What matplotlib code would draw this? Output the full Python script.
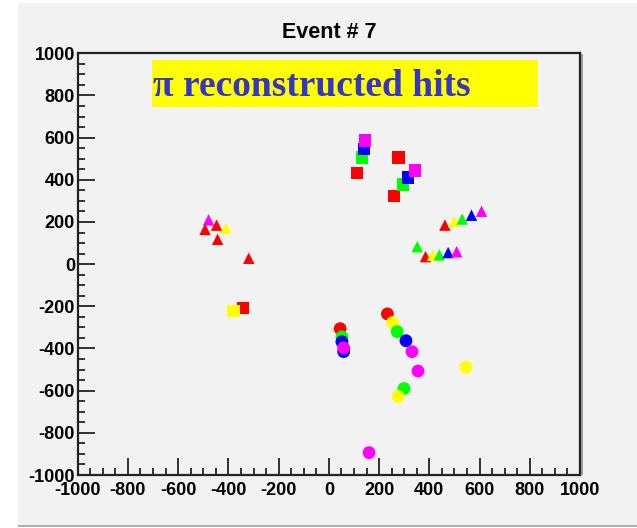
import matplotlib
matplotlib.use("Agg")
import matplotlib.pyplot as plt
from matplotlib.patches import Rectangle
from matplotlib.ticker import MultipleLocator

plt.rcParams["axes.unicode_minus"] = False

# ---- data ----
title = "Event # 7"
label = "\u03c0 reconstructed hits"

sq_x = [113, 132, 140, 145, 278, 259, 296, 315, 342, -341, -379]
sq_y = [431, 505, 545, 586, 505, 324, 377, 410, 445, -209, -222]
sq_c = ["red", "lime", "blue", "magenta", "red", "red", "lime", "blue", "magenta", "red", "yellow"]

tri_x = [-479, -493, -447, -410, -443, -319, 462, 498, 531, 568, 608, 352, 385, 413, 440, 475, 509]
tri_y = [210, 165, 185, 170, 118, 28, 185, 202, 214, 232, 251, 83, 36, 42, 44, 55, 59]
tri_c = ["magenta", "red", "red", "yellow", "red", "red", "red", "yellow", "lime", "blue", "magenta",
         "lime", "red", "yellow", "lime", "blue", "magenta"]

circ_x = [45, 52, 52, 59, 59, 233, 254, 272, 307, 331, 355, 546, 299, 276, 160]
circ_y = [-306, -345, -368, -415, -397, -236, -277, -320, -363, -415, -507, -489, -590, -628, -894]
circ_c = ["red", "lime", "blue", "blue", "magenta", "red", "yellow", "lime", "blue", "magenta", "magenta",
          "yellow", "lime", "yellow", "magenta"]

xticks = list(range(-1000, 1001, 200))
yticks = list(range(-1000, 1001, 200))

# ---- figure ----
W, H = 637, 528
fig = plt.figure(figsize=(W / 100, H / 100), dpi=100, facecolor="white")
gray = "#f2f2f2"
fig.patches.append(Rectangle((18 / W, 3 / H), 1 - 18 / W, 1 - 6 / H, transform=fig.transFigure,
                             facecolor=gray, edgecolor="none", zorder=-10))
fig.patches.append(Rectangle((18 / W, 1 / H), 1 - 18 / W, 2.5 / H, transform=fig.transFigure,
                             facecolor="#b0b0b0", edgecolor="none", zorder=-10))

ax = fig.add_axes([77.7 / W, 1 - 475 / H, (580 - 77.7) / W, (475 - 53.3) / H])
ax.set_zorder(1)
ax.set_facecolor(gray)
ax.set_xlim(-1000, 1000)
ax.set_ylim(-1000, 1000)

ax.scatter(sq_x, sq_y, c=sq_c, marker="s", s=80, linewidths=0, zorder=3)
ax.scatter(tri_x, tri_y, c=tri_c, marker="^", s=68, linewidths=0, zorder=3)
ax.scatter(circ_x, circ_y, c=circ_c, marker="o", s=85, linewidths=0, zorder=3)

ax.set_xticks(xticks)
ax.set_yticks(yticks)
ax.xaxis.set_minor_locator(MultipleLocator(50))
ax.yaxis.set_minor_locator(MultipleLocator(50))
ax.tick_params(axis="both", which="major", direction="in", length=12, width=1.3, color="#222222",
               labelsize=13)
ax.tick_params(axis="x", which="major", pad=5)
ax.tick_params(axis="y", which="major", pad=2)
ax.tick_params(axis="both", which="minor", direction="in", length=5, width=1.3, color="#222222")
ax.tick_params(top=False, right=False, which="both")
for lbl in ax.get_xticklabels() + ax.get_yticklabels():
    lbl.set_fontfamily("Liberation Sans")
    lbl.set_fontweight("bold")
for s in ax.spines.values():
    s.set_linewidth(1.6)
    s.set_color("#222222")

# ROOT-style frame shadow on right
fig.patches.append(Rectangle((581 / W, 1 - 475 / H), 1.5 / W, (475 - 54) / H, transform=fig.transFigure,
                             facecolor="#9a9a9a", edgecolor="none", zorder=5))

fig.text(329 / W, 1 - 32 / H, title, ha="center", va="center", fontsize=15.5,
         fontfamily="Liberation Sans", fontweight="bold")

# yellow label box
fig.patches.append(Rectangle((152 / W, 1 - 107 / H), (538 - 152) / W, (107 - 60) / H,
                             transform=fig.transFigure, facecolor="#ffff00", edgecolor="none", zorder=6))
fig.text(153 / W, 1 - 86 / H, label, ha="left", va="center", fontsize=27,
         fontfamily="Liberation Serif", fontweight="bold", color="#3535c8", zorder=7)

fig.savefig("out.png", dpi=100, facecolor=fig.get_facecolor())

++++++++++

REQUIRED TASK:
Leave out the pictures and transcribe everything else exactly.

SOLUTION TO THE PROBLEM:
What matplotlib code would draw this? Output the full Python script.
import matplotlib
matplotlib.use("Agg")
import matplotlib.pyplot as plt
from matplotlib.patches import Rectangle
from matplotlib.ticker import MultipleLocator

plt.rcParams["axes.unicode_minus"] = False

# ---- data ----
title = "Event # 7"
label = "\u03c0 reconstructed hits"

sq_x = [113, 132, 140, 145, 278, 259, 296, 315, 342, -341, -379]
sq_y = [431, 505, 545, 586, 505, 324, 377, 410, 445, -209, -222]
sq_c = ["red", "lime", "blue", "magenta", "red", "red", "lime", "blue", "magenta", "red", "yellow"]

tri_x = [-479, -493, -447, -410, -443, -319, 462, 498, 531, 568, 608, 352, 385, 413, 440, 475, 509]
tri_y = [210, 165, 185, 170, 118, 28, 185, 202, 214, 232, 251, 83, 36, 42, 44, 55, 59]
tri_c = ["magenta", "red", "red", "yellow", "red", "red", "red", "yellow", "lime", "blue", "magenta",
         "lime", "red", "yellow", "lime", "blue", "magenta"]

circ_x = [45, 52, 52, 59, 59, 233, 254, 272, 307, 331, 355, 546, 299, 276, 160]
circ_y = [-306, -345, -368, -415, -397, -236, -277, -320, -363, -415, -507, -489, -590, -628, -894]
circ_c = ["red", "lime", "blue", "blue", "magenta", "red", "yellow", "lime", "blue", "magenta", "magenta",
          "yellow", "lime", "yellow", "magenta"]

xticks = list(range(-1000, 1001, 200))
yticks = list(range(-1000, 1001, 200))

# ---- figure ----
W, H = 637, 528
fig = plt.figure(figsize=(W / 100, H / 100), dpi=100, facecolor="white")
gray = "#f2f2f2"
fig.patches.append(Rectangle((18 / W, 3 / H), 1 - 18 / W, 1 - 6 / H, transform=fig.transFigure,
                             facecolor=gray, edgecolor="none", zorder=-10))
fig.patches.append(Rectangle((18 / W, 1 / H), 1 - 18 / W, 2.5 / H, transform=fig.transFigure,
                             facecolor="#b0b0b0", edgecolor="none", zorder=-10))

ax = fig.add_axes([77.7 / W, 1 - 475 / H, (580 - 77.7) / W, (475 - 53.3) / H])
ax.set_zorder(1)
ax.set_facecolor(gray)
ax.set_xlim(-1000, 1000)
ax.set_ylim(-1000, 1000)

ax.scatter(sq_x, sq_y, c=sq_c, marker="s", s=80, linewidths=0, zorder=3)
ax.scatter(tri_x, tri_y, c=tri_c, marker="^", s=68, linewidths=0, zorder=3)
ax.scatter(circ_x, circ_y, c=circ_c, marker="o", s=85, linewidths=0, zorder=3)

ax.set_xticks(xticks)
ax.set_yticks(yticks)
ax.xaxis.set_minor_locator(MultipleLocator(50))
ax.yaxis.set_minor_locator(MultipleLocator(50))
ax.tick_params(axis="both", which="major", direction="in", length=12, width=1.3, color="#222222",
               labelsize=13)
ax.tick_params(axis="x", which="major", pad=5)
ax.tick_params(axis="y", which="major", pad=2)
ax.tick_params(axis="both", which="minor", direction="in", length=5, width=1.3, color="#222222")
ax.tick_params(top=False, right=False, which="both")
for lbl in ax.get_xticklabels() + ax.get_yticklabels():
    lbl.set_fontfamily("Liberation Sans")
    lbl.set_fontweight("bold")
for s in ax.spines.values():
    s.set_linewidth(1.6)
    s.set_color("#222222")

# ROOT-style frame shadow on right
fig.patches.append(Rectangle((581 / W, 1 - 475 / H), 1.5 / W, (475 - 54) / H, transform=fig.transFigure,
                             facecolor="#9a9a9a", edgecolor="none", zorder=5))

fig.text(329 / W, 1 - 32 / H, title, ha="center", va="center", fontsize=15.5,
         fontfamily="Liberation Sans", fontweight="bold")

# yellow label box
fig.patches.append(Rectangle((152 / W, 1 - 107 / H), (538 - 152) / W, (107 - 60) / H,
                             transform=fig.transFigure, facecolor="#ffff00", edgecolor="none", zorder=6))
fig.text(153 / W, 1 - 86 / H, label, ha="left", va="center", fontsize=27,
         fontfamily="Liberation Serif", fontweight="bold", color="#3535c8", zorder=7)

fig.savefig("out.png", dpi=100, facecolor=fig.get_facecolor())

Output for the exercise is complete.